Dive Brief:
- HF Sinclair’s President and CEO Tim Go is taking a voluntary leave of absence for undisclosed reasons, the fuel distributor and refiner announced last week.
- Sinclair’s board of directors has elected Franklin Myers, current chairperson of the board, to temporarily take over Go’s duties. The board is now considering what future actions, whether interim or otherwise, should be taken regarding Sinclair’s president and CEO role, according to the announcement.
- Go’s sudden absence was announced shortly before Sinclair revealed that it’s launching a joint venture with c-store holding company UPOP Holdings that includes 30 new convenience retail sites across Colorado and New Mexico.
Dive Insight:
Sinclair noted in an SEC filing last week that Go’s leave of absence is not over any disagreement nor does it relate to the company’s operations, policies or practices. The executive has led Sinclair since May 2023. Meanwhile, Myers has been Sinclair’s board chair since 2019. There is no timetable for how long Go’s leave of absence will last.

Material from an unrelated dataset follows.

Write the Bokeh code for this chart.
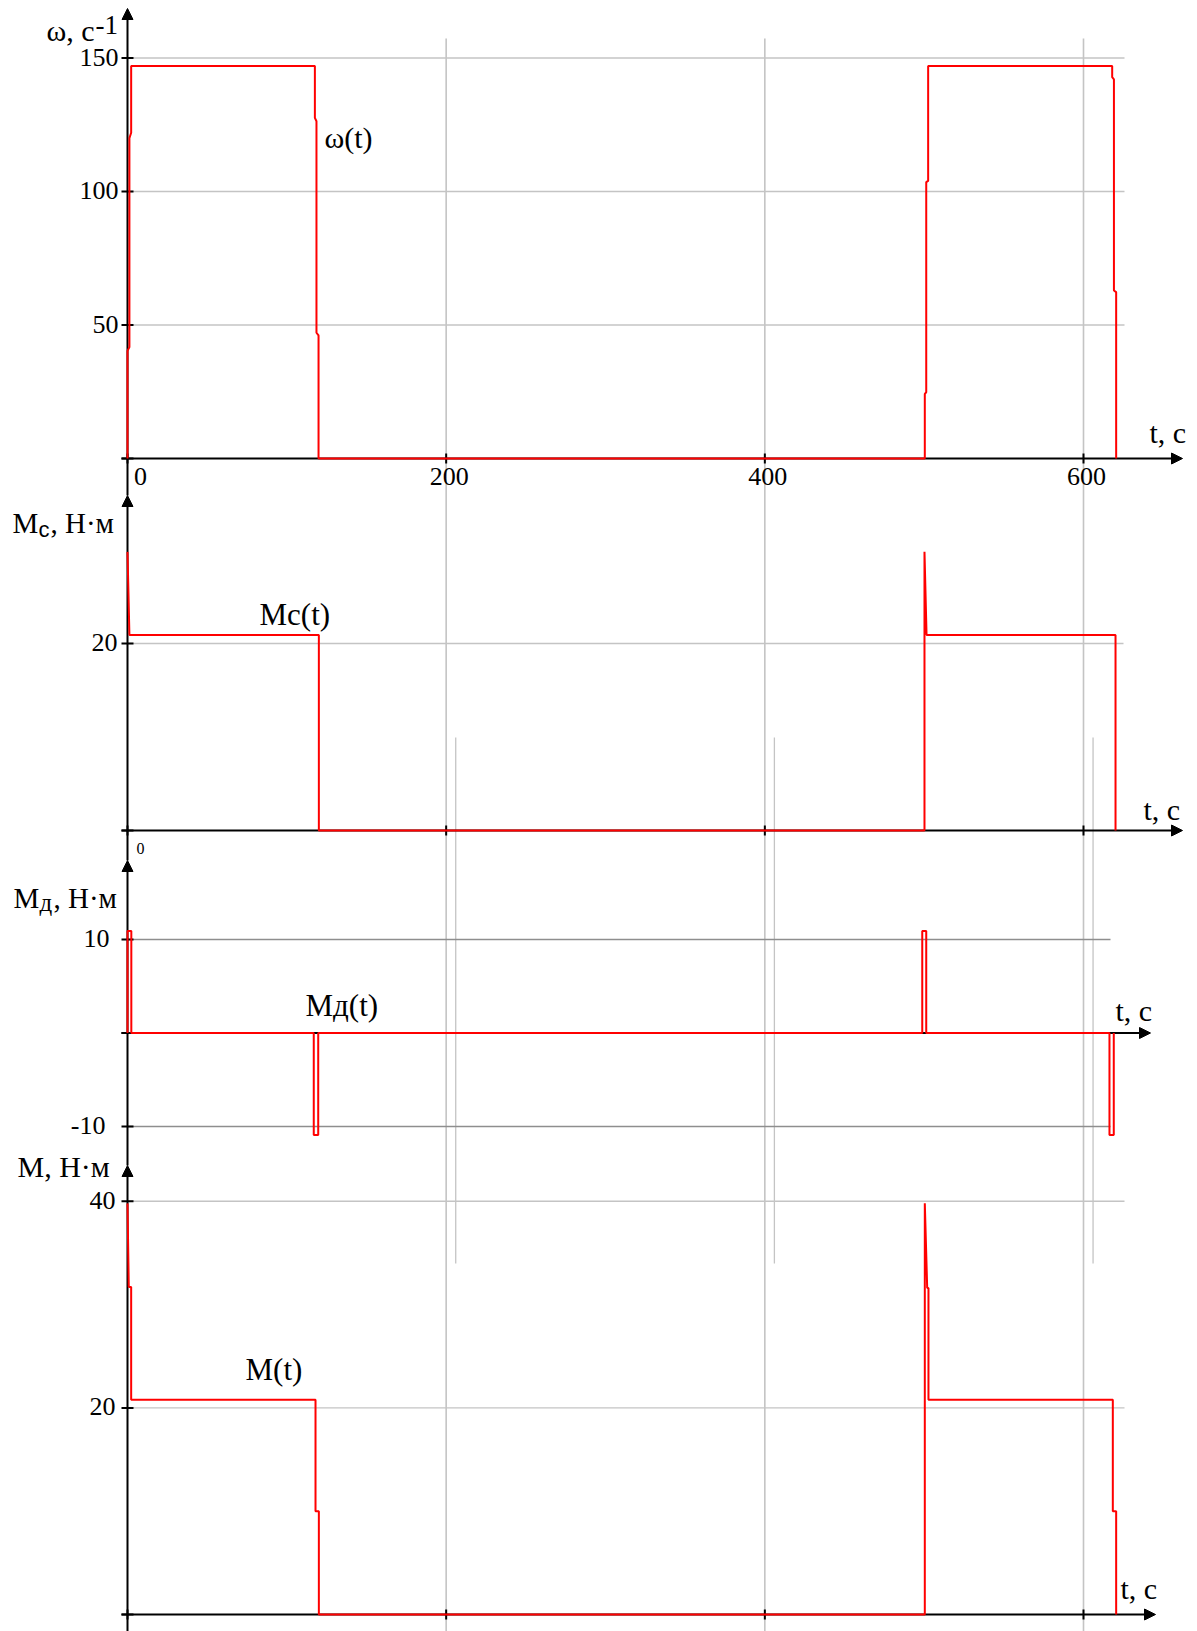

Go’s absence may complicate Sinclair’s next steps as the company charts a major growth phase under temporary leadership. As part of the joint venture called Green Trail Fuels, Sinclair will supply fuel from its regional refineries to all 30 c-stores while UPOP operates the sites. Sinclair will hold a 50% non-operating economic interest in the venture.
Although the announcement did not share if Sinclair and UPOP intend to eventually expand the venture beyond 30 c-stores, it noted that the partnership offers “a scalable platform for future growth opportunities.”
“This joint venture represents a strategic step forward for our Marketing segment,” said Steve Ledbetter, executive vice president of commercial for Sinclair. “The establishment of this new partnership allows us to accelerate growth of the Sinclair brand at an expedited pace and capture synergies across our integrated asset base.”

It’s not clear how many of the 30 stores will be in Colorado versus New Mexico, although the venture will expand both Sinclair’s and UPOP’s existing networks across the two states. Prior to this deal, Sinclair already had over 180 branded c-stores in Colorado and another 26 in New Mexico. Meanwhile, UPOP has about nine JR’s Country Stores in Colorado and close to two dozen 7-2-11 branded locations in New Mexico.
Beyond growing its branded retail footprint, Sinclair said it expects the venture to create operational and logistics synergies as well as provide exposure to additional margin streams. Dallas-based Sinclair supplies fuel to more than 1,700 branded stations across 32 states and owns and operates refineries in New Mexico, Kansas, Oklahoma, Wyoming, Washington and Utah.
UPOP, meanwhile, continues to quietly expand its c-store network, which will reach about 60 locations with this venture. According to JR’s Country Stores’ website, UPOP was formed by a group of industry professionals in 2022 to “execute a buy-and-build strategy to create a fully integrated c-store platform in the Mountain West region.”